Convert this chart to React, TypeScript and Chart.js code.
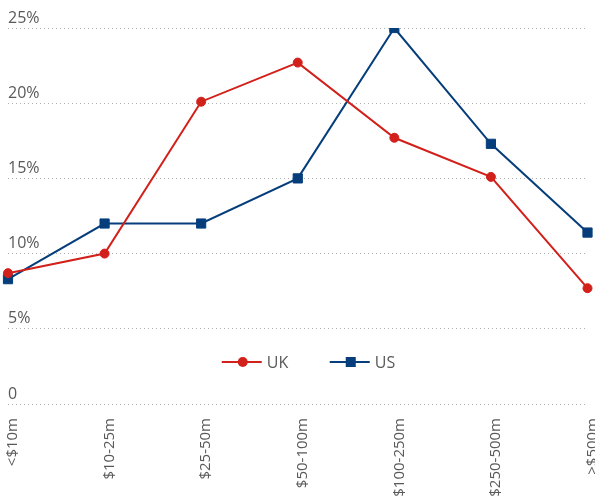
import React, { useEffect, useRef } from "react";
import { Chart, registerables } from "chart.js";

Chart.register(...registerables);

const categories = ["<$10m", "$10-25m", "$25-50m", "$50-100m", "$100-250m", "$250-500m", ">$500m"];
const ukValues = [8.7, 10.0, 20.1, 22.7, 17.7, 15.1, 7.7];
const usValues = [8.3, 12.0, 12.0, 15.0, 25.0, 17.3, 11.4];
const yTicks = [0, 5, 10, 15, 20, 25];

const UK_COLOR = "#d2201b";
const US_COLOR = "#053e7b";
const TEXT_COLOR = "#595959";
const FONT = "'Open Sans', 'Noto Sans', sans-serif";

const legendPlugin = {
  id: "innerLegend",
  afterDraw(chart: any) {
    const { ctx, chartArea } = chart;
    const cx = (chartArea.left + chartArea.right) / 2;
    const y = chartArea.bottom - 42;
    const items = [
      { label: "UK", color: UK_COLOR, style: "circle", x: cx - 76 },
      { label: "US", color: US_COLOR, style: "rect", x: cx + 32 },
    ];
    ctx.save();
    items.forEach((it) => {
      ctx.strokeStyle = it.color;
      ctx.lineWidth = 2;
      ctx.beginPath();
      ctx.moveTo(it.x, y);
      ctx.lineTo(it.x + 40, y);
      ctx.stroke();
      ctx.fillStyle = it.color;
      if (it.style === "circle") {
        ctx.beginPath();
        ctx.arc(it.x + 21, y, 5, 0, Math.PI * 2);
        ctx.fill();
      } else {
        ctx.fillRect(it.x + 16, y - 5, 10, 10);
      }
      ctx.fillStyle = TEXT_COLOR;
      ctx.font = `16px ${FONT}`;
      ctx.textBaseline = "middle";
      ctx.textAlign = "left";
      ctx.fillText(it.label, it.x + 45, y + 1);
    });
    ctx.restore();
  },
};

export default function App() {
  const ref = useRef<HTMLCanvasElement | null>(null);
  useEffect(() => {
    if (!ref.current) return;
    const chart = new Chart(ref.current, {
      type: "line",
      data: {
        labels: categories,
        datasets: [
          {
            label: "UK",
            data: ukValues,
            borderColor: UK_COLOR,
            backgroundColor: UK_COLOR,
            borderWidth: 2,
            pointStyle: "circle",
            pointRadius: 4.5,
            pointBorderWidth: 1,
            tension: 0,
          },
          {
            label: "US",
            data: usValues,
            borderColor: US_COLOR,
            backgroundColor: US_COLOR,
            borderWidth: 2,
            pointStyle: "rect",
            pointRadius: 6.5,
            pointBorderWidth: 1,
            tension: 0,
          },
        ],
      },
      options: {
        animation: false,
        responsive: true,
        maintainAspectRatio: false,
        layout: { padding: { left: 8, right: 7, top: 28, bottom: 0 } },
        plugins: {
          legend: { display: false },
          tooltip: { enabled: false },
        },
        scales: {
          x: {
            offset: false,
            grid: { display: false, drawTicks: false, tickLength: 0 },
            border: { display: false },
            afterFit: (scale: any) => {
              scale.paddingLeft = 0;
              scale.paddingRight = 0;
              scale.height = 95;
            },
            ticks: {
              color: TEXT_COLOR,
              font: { family: FONT, size: 15 },
              minRotation: 90,
              maxRotation: 90,
              padding: 14,
              labelOffset: 5,
            },
          },
          y: {
            min: 0,
            max: 25,
            afterBuildTicks: (scale: any) => {
              scale.ticks = yTicks.map((v) => ({ value: v }));
            },
            grid: {
              color: "#b0b0b0",
              lineWidth: 1,
              drawTicks: false,
            },
            border: { display: false, dash: [1, 3] },
            ticks: {
              mirror: true,
              padding: 0,
              labelOffset: -10,
              color: TEXT_COLOR,
              font: { family: FONT, size: 16 },
              callback: (v: any) => (Number(v) === 0 ? "0" : `${v}%`),
            },
          },
        },
      },
      plugins: [legendPlugin],
    });
    return () => chart.destroy();
  }, []);
  return (
    <div style={{ position: "fixed", left: 0, top: 0, width: 595, height: 499 }}>
      <canvas ref={ref} />
    </div>
  );
}
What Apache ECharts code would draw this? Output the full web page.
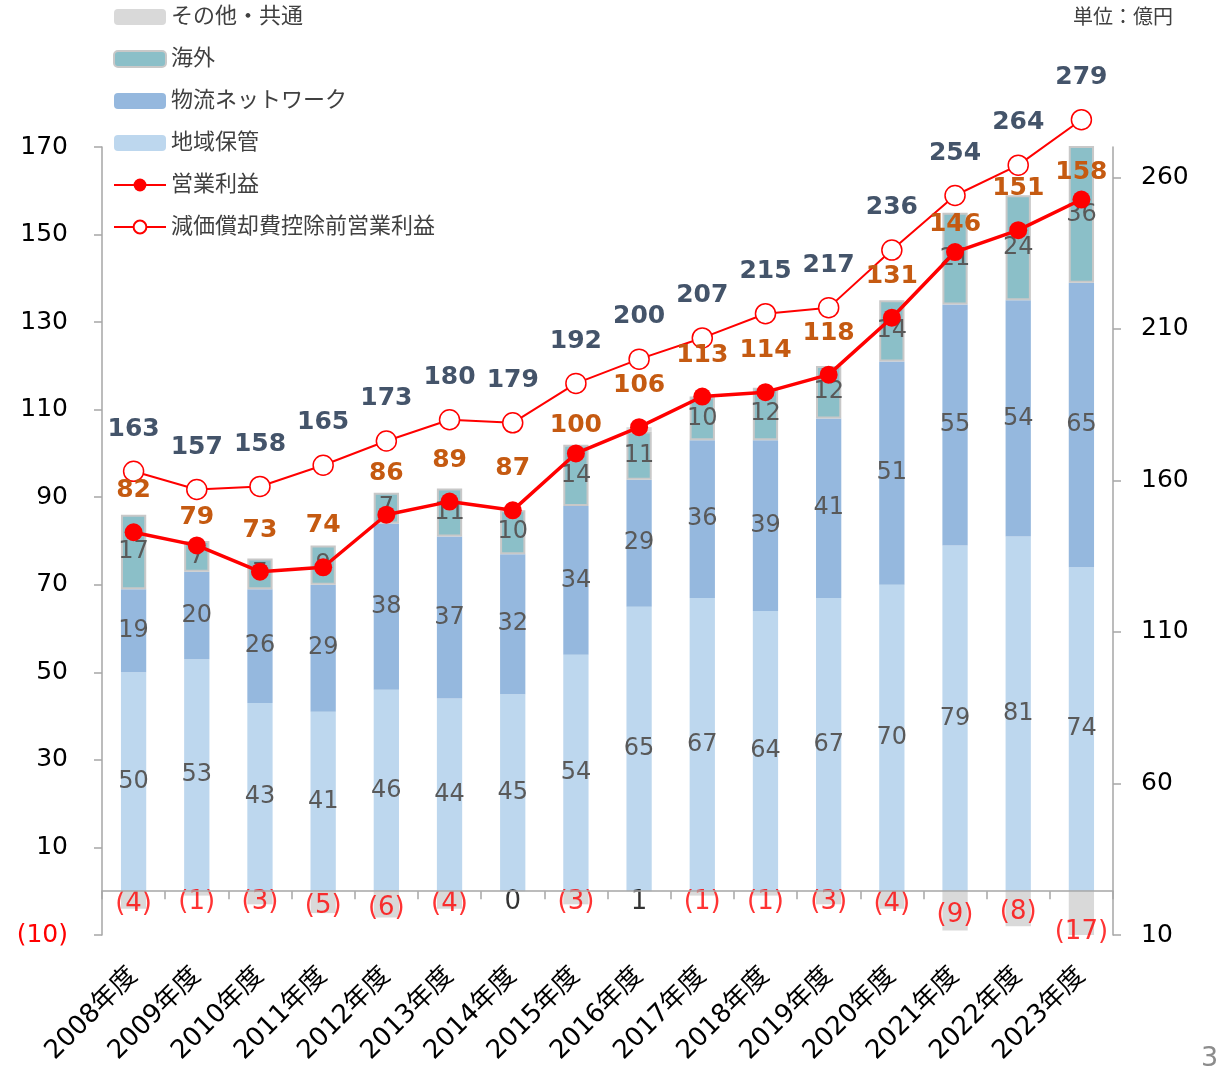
<!DOCTYPE html>
<html>
<head>
<meta charset="utf-8">
<script src="https://cdn.jsdelivr.net/npm/echarts@6/dist/echarts.min.js"></script>
<style>
  html, body { margin: 0; padding: 0; background: #fff; }
  #chart { width: 1217px; height: 1067px; }
</style>
</head>
<body>
<div id="chart"></div>
<script>
(function () {
  "use strict";

  var YEARS = ["2008年度", "2009年度", "2010年度", "2011年度", "2012年度", "2013年度", "2014年度", "2015年度",
    "2016年度", "2017年度", "2018年度", "2019年度", "2020年度", "2021年度", "2022年度", "2023年度"];
  var REGIONAL = [50, 53, 43, 41, 46, 44, 45, 54, 65, 67, 64, 67, 70, 79, 81, 74];
  var NETWORK = [19, 20, 26, 29, 38, 37, 32, 34, 29, 36, 39, 41, 51, 55, 54, 65];
  var OVERSEAS = [17, 7, 7, 9, 7, 11, 10, 14, 11, 10, 12, 12, 14, 21, 24, 36];
  var OTHER = [-4, -1, -3, -5, -6, -4, 0, -3, 1, -1, -1, -3, -4, -9, -8, -17];
  var OP_PROFIT = [82, 79, 73, 74, 86, 89, 87, 100, 106, 113, 114, 118, 131, 146, 151, 158];
  var EBITDA = [163, 157, 158, 165, 173, 180, 179, 192, 200, 207, 215, 217, 236, 254, 264, 279];
  var LEFT_TICKS = [-10, 10, 30, 50, 70, 90, 110, 130, 150, 170];
  var RIGHT_TICKS = [10, 60, 110, 160, 210, 260];

  var FONT = "'DejaVu Sans', 'Noto Sans CJK JP', sans-serif";
  var AXIS = "#a6a6a6";
  var BAR_TEXT = "#595959";

  // plot box; a thin second grid hangs just under y = 0 and draws the zero line and its ticks
  var GRID_TOP = 147, GRID_BOTTOM = 132, PLOT_H = 1067 - GRID_TOP - GRID_BOTTOM;
  var LMIN = -10, LMAX = 170, TICK_LEN = 8;
  var zeroBottom = GRID_BOTTOM + (0 - LMIN) / (LMAX - LMIN) * PLOT_H;

  // operating profit labels were hand-placed in the source, a few sit lower
  var opLabelDist = OP_PROFIT.map(function (v, i) {
    return (i === 1 || i === 7 || i === 13 || i === 15) ? 6 : 20;
  });

  function paren(v) { return v < 0 ? "(" + (-v) + ")" : String(v); }

  var barLabel = { show: true, position: "inside", color: BAR_TEXT, fontSize: 24, fontFamily: FONT };

  var chart = echarts.init(document.getElementById("chart"));
  chart.setOption({
    animation: false,
    backgroundColor: "#fff",
    textStyle: { fontFamily: FONT },
    grid: [
      { left: 102, right: 104, top: GRID_TOP, bottom: GRID_BOTTOM },
      { left: 102, right: 104, top: 1067 - zeroBottom, bottom: zeroBottom - TICK_LEN }
    ],
    legend: {
      orient: "vertical",
      left: 113,
      top: 6,
      padding: 0,
      itemWidth: 52,
      itemHeight: 16,
      itemGap: 20,
      textStyle: { fontSize: 22, color: "#404040", fontFamily: FONT },
      data: ["その他・共通", "海外", "物流ネットワーク", "地域保管", "営業利益", "減価償却費控除前営業利益"]
    },
    graphic: [
      { type: "text", right: 44, top: 9, style: { text: "単位：億円", fill: "#404040", font: "20px " + FONT } },
      { type: "text", left: 1201, top: 1045, style: { text: "3", fill: "#8c8c8c", font: "27px " + FONT } }
    ],
    xAxis: [
      {
        type: "category",
        data: YEARS,
        position: "bottom",
        axisLine: { show: false, onZero: false },
        axisTick: { show: false },
        axisLabel: { rotate: 45, margin: 37, fontSize: 26, color: "#000", fontFamily: FONT }
      },
      {
        gridIndex: 1,
        type: "category",
        data: YEARS,
        position: "top",
        axisLine: { show: true, onZero: false, lineStyle: { color: AXIS, width: 1.5 } },
        axisTick: { show: false },
        axisLabel: { show: false },
        splitLine: { show: true, interval: 0, lineStyle: { color: AXIS, width: 1.5 } },
        z: 10
      }
    ],
    yAxis: [
      {
        type: "value",
        min: LMIN,
        max: LMAX,
        splitLine: { show: false },
        axisLine: { show: true, lineStyle: { color: AXIS, width: 1.5 } },
        axisTick: { show: true, length: 8, customValues: LEFT_TICKS, lineStyle: { color: AXIS, width: 1.5 } },
        axisLabel: {
          customValues: LEFT_TICKS,
          margin: 34,
          fontSize: 25,
          fontFamily: FONT,
          formatter: paren,
          color: function (v) { return Number(v) < 0 ? "#ff0000" : "#000"; }
        }
      },
      {
        type: "value",
        min: 10,
        max: 270,
        splitLine: { show: false },
        axisLine: { show: true, lineStyle: { color: AXIS, width: 1.5 } },
        axisTick: { show: true, length: 8, customValues: RIGHT_TICKS, lineStyle: { color: AXIS, width: 1.5 } },
        axisLabel: { customValues: RIGHT_TICKS, margin: 28, fontSize: 25, color: "#000", fontFamily: FONT }
      },
      { gridIndex: 1, type: "value", min: 0, max: 1, show: false }
    ],
    series: [
      {
        name: "地域保管", type: "bar", stack: "seg", barWidth: "40%",
        data: REGIONAL,
        itemStyle: { color: "#bdd7ee" },
        label: barLabel
      },
      {
        name: "物流ネットワーク", type: "bar", stack: "seg",
        data: NETWORK,
        itemStyle: { color: "#95b8de" },
        label: barLabel
      },
      {
        name: "海外", type: "bar", stack: "seg",
        data: OVERSEAS,
        itemStyle: { color: "#8bbfc8", borderColor: "#c8c8c8", borderWidth: 2 },
        label: barLabel
      },
      {
        name: "その他・共通", type: "bar", stack: "seg",
        data: OTHER,
        itemStyle: { color: "#d9d9d9" }
      },
      {
        name: "otherLabels", type: "scatter", symbolSize: 0, silent: true,
        data: OTHER.map(function (v) {
          return {
            value: Math.min(v / 2, -1.5),
            label: { color: v < 0 ? "#ff0000" : "#000" }
          };
        }),
        label: {
          show: true, position: "inside", offset: [0, 4], fontSize: 26, fontFamily: FONT,
          formatter: function (p) { return paren(OTHER[p.dataIndex]); }
        },
        z: 5
      },
      {
        name: "減価償却費控除前営業利益", type: "line", yAxisIndex: 1, clip: false,
        data: EBITDA,
        symbol: "circle", symbolSize: 20,
        lineStyle: { color: "#ff0000", width: 2 },
        itemStyle: { color: "#fff", borderColor: "#ff0000", borderWidth: 1.5 },
        label: { show: true, position: "top", distance: 19, color: "#44546a", fontSize: 25, fontWeight: "bold", fontFamily: FONT },
        z: 6
      },
      {
        name: "営業利益", type: "line", clip: false,
        data: OP_PROFIT.map(function (v, i) {
          return { value: v, label: { distance: opLabelDist[i] } };
        }),
        symbol: "circle", symbolSize: 18,
        lineStyle: { color: "#ff0000", width: 3.5 },
        itemStyle: { color: "#ff0000" },
        label: { show: true, position: "top", color: "#c55a11", fontSize: 25, fontWeight: "bold", fontFamily: FONT },
        z: 7
      }
    ]
  });
})();
</script>
</body>
</html>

§ **WRITTEN INSTRUCTION**
Output exactly the span of lines from the top of the listing through the line holding "const yTicks = [0, 5, 10, 15, 20, 25];", and leave every picture out.

§ **RESPONSE TO THIS TASK**
Convert this chart to React, TypeScript and Chart.js code.
import React, { useEffect, useRef } from "react";
import { Chart, registerables } from "chart.js";

Chart.register(...registerables);

const categories = ["<$10m", "$10-25m", "$25-50m", "$50-100m", "$100-250m", "$250-500m", ">$500m"];
const ukValues = [8.7, 10.0, 20.1, 22.7, 17.7, 15.1, 7.7];
const usValues = [8.3, 12.0, 12.0, 15.0, 25.0, 17.3, 11.4];
const yTicks = [0, 5, 10, 15, 20, 25];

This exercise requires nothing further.